Discounting factors such as risk, I would not pay more than £10,000 for the land, because I could simply use my £10,000 of money-capital to buy a bond that guaranteed me £1,000 of interest p.a. Similarly, if I bought the land for £10,000, and subsequently the rate of interest fell to 5%, the capitalised value of the land would rise to £20,000, and I would not sell it for less. The land, produces £1,000 of revenue, in the form of rent, each year. But, with an average rate of interest of 5%, I would require £20,000 of money-capital, to generate an equivalent amount of income. If I sold the land for the original £10,000, and used the proceeds to buy a bond, it would only provide me with £500 of revenue per year.

So, for Marx, the answer to determining the price of land, on an objective basis, becomes this capitalised value of the rent. In order to determine the objective basis for the rent, Marx again turns to the rate of profit. The rent, he argues is merely the surplus profit. In industry, this surplus profit is competed away. An individual capital within an industry that enjoys surplus profit, because it has introduced some lower cost means of production, loses that advantage when other capitals introduce the same methods. An industry that enjoys surplus profits, because it has a lower organic composition of capital, or a higher than average rate of turnover of capital, encourages additional capital to enter that industry, thereby raising the supply of that industry's commodities, and so reducing market prices to the price of production, where only average profits are obtained.
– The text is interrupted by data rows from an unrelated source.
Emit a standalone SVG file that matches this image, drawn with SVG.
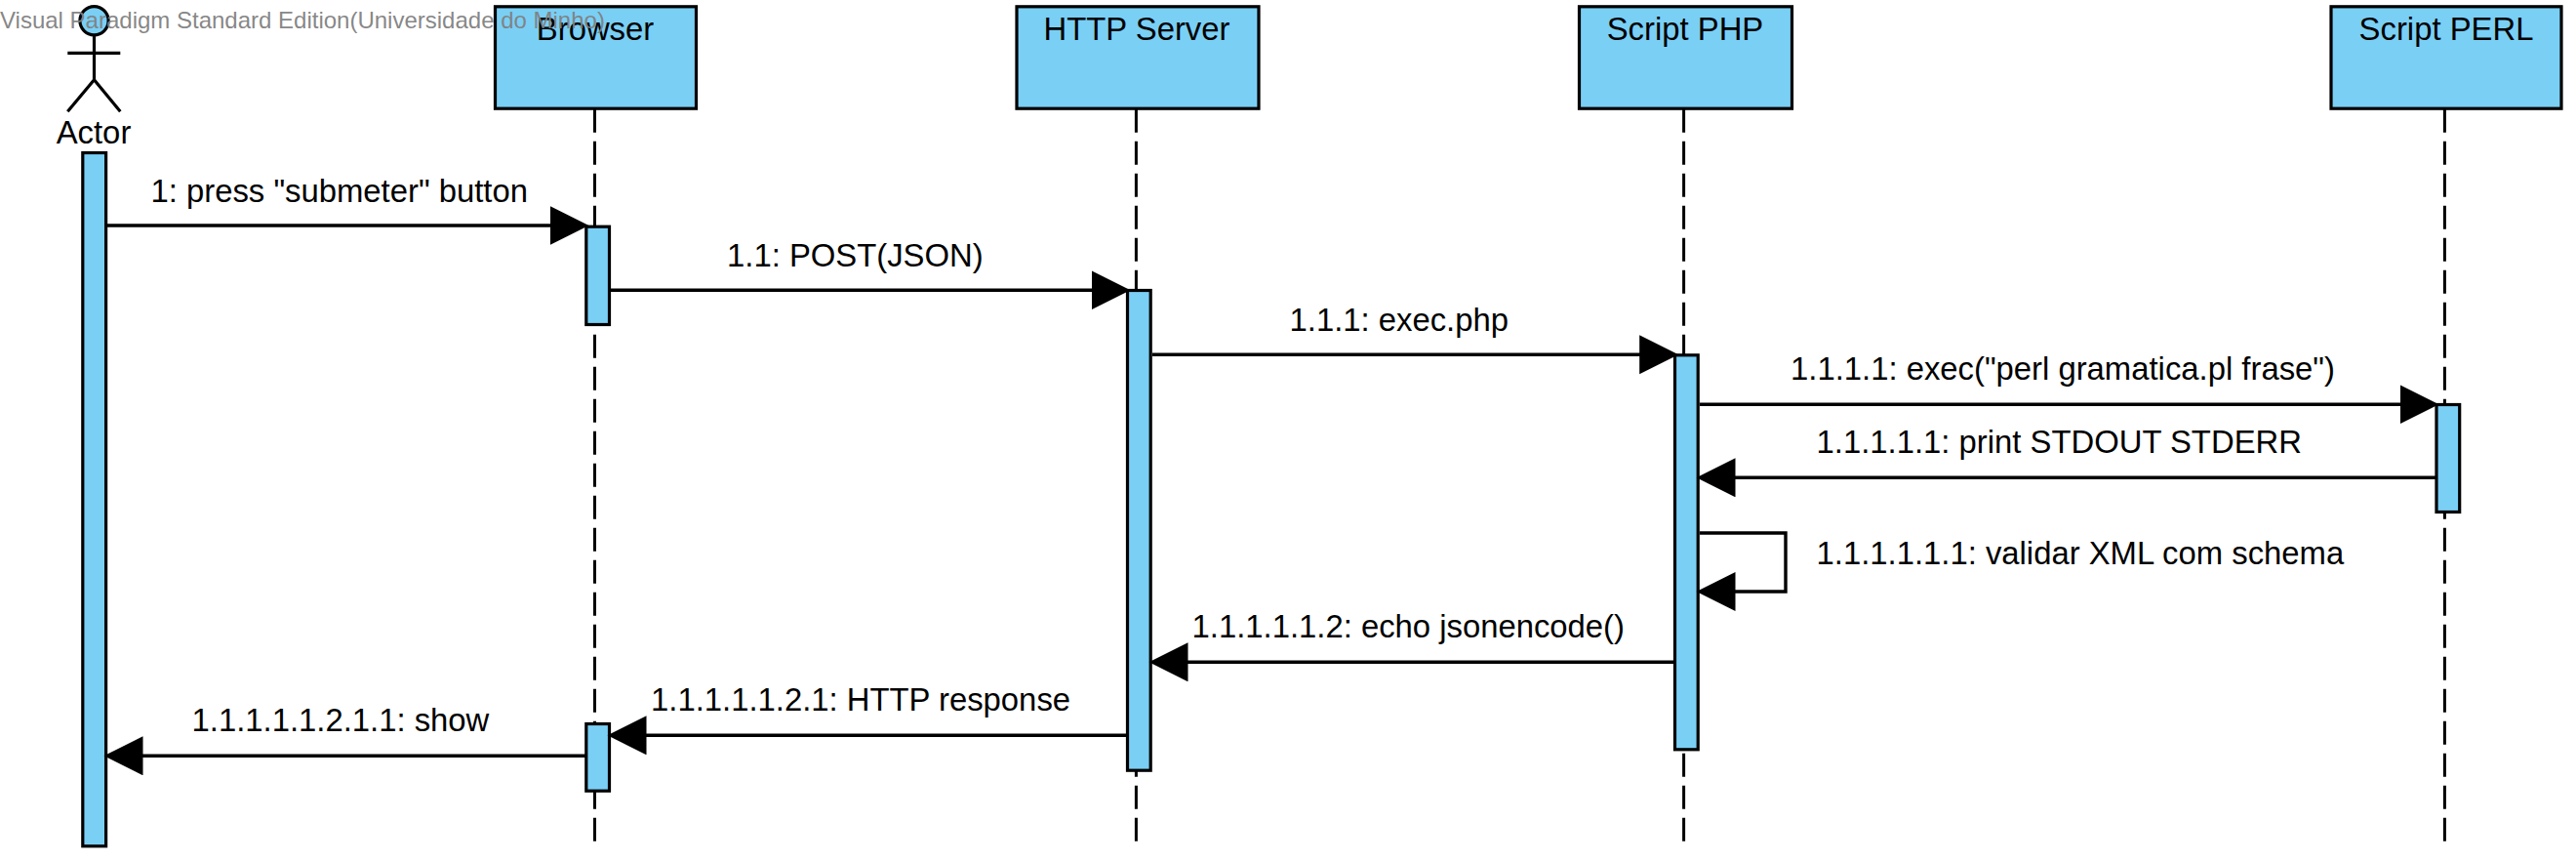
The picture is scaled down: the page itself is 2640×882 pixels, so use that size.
<svg xmlns="http://www.w3.org/2000/svg" width="2640" height="882" viewBox="0 0 2640 882">
<style>
text{font-family:"Liberation Sans",Arial,sans-serif;font-size:32.85px;fill:#000}
.c{text-anchor:middle}
.box,.act{fill:#7acff5;stroke:#000;stroke-width:3.2}
.life{stroke:#000;stroke-width:3;stroke-dasharray:24 9;fill:none}
.fig{stroke:#000;stroke-width:3.2;fill:none}
.msg{stroke:#000;stroke-width:3.4;fill:none;marker-end:url(#head)}
.wm{font-size:24px;fill:#808080;fill-opacity:.95}
</style>
<defs>
<marker id="head" markerUnits="userSpaceOnUse" markerWidth="42" markerHeight="41" refX="2" refY="20" orient="auto">
<path d="M0,0L40,20L0,40z" fill="#000"/>
</marker>
</defs>
<rect width="2640" height="882" fill="#fff"/>
<g id="actor">
<rect class="act" x="84.8" y="156.5" width="23.8" height="710.3"/>
<circle cx="96.5" cy="21.2" r="14.6" fill="#7acff5" stroke="#000" stroke-width="3.2"/>
<path class="fig" d="M96.5,36V81.7M69.3,54.3H123.3M69.3,114.3L96.5,81.7L123.3,114.3"/>
<text class="c" x="96" y="146.5">Actor</text>
</g>
<g id="browser">
<path class="life" d="M609.5,111.7V862"/>
<rect class="box" x="507.5" y="6.8" width="206" height="104.4"/>
<rect class="act" x="600.8" y="232.2" width="23.7" height="100.3"/>
<rect class="act" x="600.8" y="741.5" width="23.7" height="68.7"/>
<text class="c" x="610" y="41">Browser</text>
</g>
<g id="http-server">
<path class="life" d="M1164.4,111.7V862"/>
<rect class="box" x="1042" y="6.8" width="248" height="104.4"/>
<rect class="act" x="1155.5" y="297.5" width="23.7" height="491.7"/>
<text class="c" x="1165" y="41">HTTP Server</text>
</g>
<g id="script-php">
<path class="life" d="M1725.6,111.7V862"/>
<rect class="box" x="1618.5" y="6.8" width="218" height="104.4"/>
<rect class="act" x="1716.5" y="363.8" width="23.7" height="404"/>
<text class="c" x="1727" y="41">Script PHP</text>
</g>
<g id="script-perl">
<path class="life" d="M2505.4,111.7V862"/>
<rect class="box" x="2389" y="6.8" width="236" height="104.4"/>
<rect class="act" x="2497" y="414.5" width="23.7" height="110"/>
<text class="c" x="2507" y="41">Script PERL</text>
</g>
<g id="connectors">
<path class="msg" d="M110,231H565.5"/>
<path class="msg" d="M626,297.3H1120.5"/>
<path class="msg" d="M1181,363.3H1682.2"/>
<path class="msg" d="M1742,414.3H2461.5"/>
<path class="msg" d="M2496,489.3H1776.5"/>
<path class="msg" d="M1742,546H1830V606H1776.5"/>
<path class="msg" d="M1716,678.3H1215.5"/>
<path class="msg" d="M1155,753.3H660.5"/>
<path class="msg" d="M600,774.3H144.5"/>
<text x="154.5" y="206.7">1: press "submeter" button</text>
<text x="745" y="272.7">1.1: POST(JSON)</text>
<text x="1321.5" y="338.7">1.1.1: exec.php</text>
<text x="1835" y="389.3">1.1.1.1: exec("perl gramatica.pl frase")</text>
<text x="1861.5" y="464">1.1.1.1.1: print STDOUT STDERR</text>
<text x="1861.5" y="578">1.1.1.1.1.1: validar XML com schema</text>
<text x="1221.5" y="653.3">1.1.1.1.1.2: echo jsonencode()</text>
<text x="667" y="728.3">1.1.1.1.1.2.1: HTTP response</text>
<text x="196.5" y="749">1.1.1.1.1.2.1.1: show</text>
</g>
<text class="wm" x="0" y="29">Visual Paradigm Standard Edition(Universidade do Minho)</text>
</svg>
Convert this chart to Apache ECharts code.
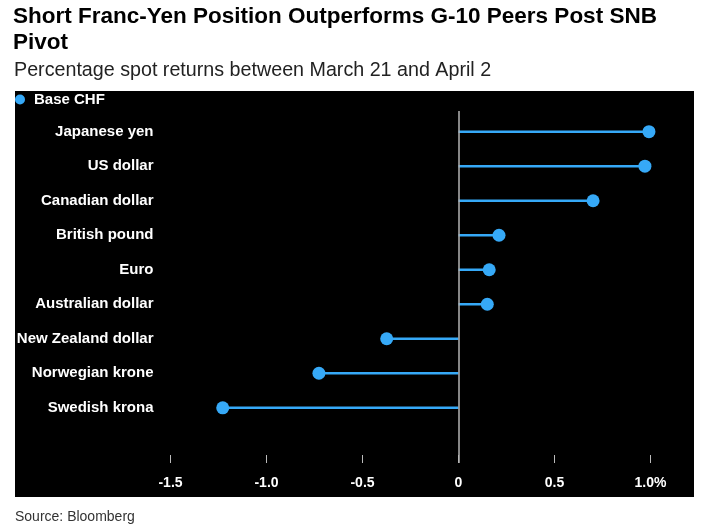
<!DOCTYPE html>
<html>
<head>
<meta charset="utf-8">
<script src="https://cdn.jsdelivr.net/npm/echarts@6/dist/echarts.min.js"></script>
<style>
html,body{margin:0;padding:0;background:#fff;}
#chart{width:707px;height:530px;}
</style>
</head>
<body>
<div id="chart"></div>
<script>
var categories = ['Japanese yen','US dollar','Canadian dollar','British pound','Euro','Australian dollar','New Zealand dollar','Norwegian krone','Swedish krona'];
var baseCHF = [0.992, 0.971, 0.701, 0.211, 0.160, 0.150, -0.374, -0.727, -1.228];
var xTicks = [-1.5, -1.0, -0.5, 0, 0.5, 1.0];
var xTickLabels = ['-1.5', '-1.0', '-0.5', '0', '0.5', '1.0%'];

var FONT = "'Liberation Sans', Arial, sans-serif";
var BLUE = '#36a9f7';
var pts = baseCHF.map(function (v, i) { return [v, i]; });

var chart = echarts.init(document.getElementById('chart'));
chart.setOption({
  backgroundColor: '#fff',
  animation: false,
  graphic: [{
    type: 'rect', z: -10, silent: true,
    shape: { x: 15, y: 91, width: 679, height: 406 },
    style: { fill: '#000' }
  }],
  title: [{
    text: 'Short Franc-Yen Position Outperforms G-10 Peers Post SNB\nPivot',
    left: 13, top: 4, padding: 0,
    textStyle: { fontFamily: FONT, fontSize: 22.5, fontWeight: 'bold', color: '#000', lineHeight: 26 }
  }, {
    text: 'Percentage spot returns between March 21 and April 2',
    left: 14, top: 60, padding: 0,
    textStyle: { fontFamily: FONT, fontSize: 19.7, fontWeight: 'normal', color: '#222', lineHeight: 22 }
  }, {
    text: 'Source: Bloomberg',
    left: 15, top: 509, padding: 0,
    textStyle: { fontFamily: FONT, fontSize: 14, fontWeight: 'normal', color: '#333', lineHeight: 16 }
  }],
  legend: {
    data: [{ name: 'Base CHF', icon: 'circle' }],
    left: 15, top: 92, padding: 0,
    itemWidth: 10, itemHeight: 10,
    textStyle: { fontFamily: FONT, fontSize: 15, fontWeight: 'bold', color: '#fff', padding: [0, 0, 0, 4] }
  },
  grid: { left: 170.5, right: 56.5, top: 111, bottom: 67, containLabel: false },
  xAxis: {
    type: 'value', min: -1.5, max: 1.0, interval: 0.5,
    position: 'bottom',
    axisLine: { show: false, onZero: false },
    axisTick: { show: true, inside: true, length: 8, lineStyle: { color: '#bbb', width: 1 } },
    splitLine: { show: false },
    axisLabel: {
      margin: 13, color: '#fff', fontFamily: FONT, fontSize: 14, fontWeight: 'bold',
      formatter: function (v) {
        for (var k = 0; k < xTicks.length; k++) { if (Math.abs(xTicks[k] - v) < 1e-9) return xTickLabels[k]; }
        return '';
      }
    }
  },
  yAxis: {
    type: 'value', inverse: true, min: -0.6, max: 9.6,
    axisLine: { show: false, onZero: false },
    axisTick: { show: false },
    splitLine: { show: false },
    axisLabel: {
      customValues: categories.map(function (c, i) { return i; }),
      margin: 17, color: '#fff', fontFamily: FONT, fontSize: 15, fontWeight: 'bold',
      formatter: function (v) { return categories[Math.round(v)] || ''; }
    }
  },
  series: [{
    type: 'custom',
    name: 'stem',
    data: pts,
    encode: { x: 0, y: 1 },
    clip: false,
    z: 2,
    renderItem: function (params, api) {
      var v = api.value(0), i = api.value(1);
      var a = api.coord([0, i]), b = api.coord([v, i]);
      return { type: 'line', shape: { x1: a[0], y1: a[1], x2: b[0], y2: b[1] },
               style: { stroke: BLUE, lineWidth: 2.5 } };
    },
    markLine: {
      silent: true, symbol: 'none', label: { show: false },
      lineStyle: { color: '#b5b5b5', width: 1.5, type: 'solid' },
      data: [{ xAxis: 0 }]
    }
  }, {
    type: 'scatter',
    name: 'Base CHF',
    data: pts,
    symbol: 'circle',
    symbolSize: 13,
    clip: false,
    z: 3,
    itemStyle: { color: BLUE, opacity: 1 }
  }]
});
</script>
</body>
</html>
This does not happen in agriculture (or mining etc.), because the land is owned by landowners, who demand rent for the land, before they will allow it to be used. But, agricultural capitalists will only start production when they are able to make at least the average annual rate of profit, after having paid this rent. The objective basis for this rent then seems to be established. The average annual rate of profit is determined in industry. Let us say that the average annual rate of profit is 10%. In that case, a capitalist farmer with £10,000 of capital, will need to be able to sell their output for £11,000, in order to make £1,000 of profit, equal to the average annual rate of profit. However, if the landlord requires the farmer to pay £200 a year in rent, the farmer will need to be able to sell their output for £11,200. Only when agricultural prices rise to a level where this is possible, will the farmer commit their capital to production.

However, this raises the question what causes the landlord to demand £200 in rent, rather than £300, or £50, or £10? The answer Marx says, is that it again comes down to competition, and objective limits set by the rate of profit. As with the loaning of money-capital, the owner of landed property, like the owner of money-capital, has an incentive to lend it, because it is only by doing so that they obtain revenue, rent in one case, interest in the other. This is the pressure on one side creating supply. But, precisely because they undertake this action in order to obtain revenue, they will not supply either money-capital, nor land for free.

On the other side, the demand for land, will rise as the rate of profit in agriculture rises, because capitalist farmers will seek to expand their production, so as to make more profit. The greater the difference between agricultural profits and industrial profits, the more capital will want to enter agriculture, increasing the demand for land, and so pushing up rents. But, it will only do so to the extent that the rents charged do not reduce those profits below the average annual rate of profit in industry. So, as with the rate of interest, although land, like capital, has no value, and so no objective basis for determining its price of production, or natural price, objective constraints exist that determine the conditions for the demand and supply of land, and the limits within which rent can be levied.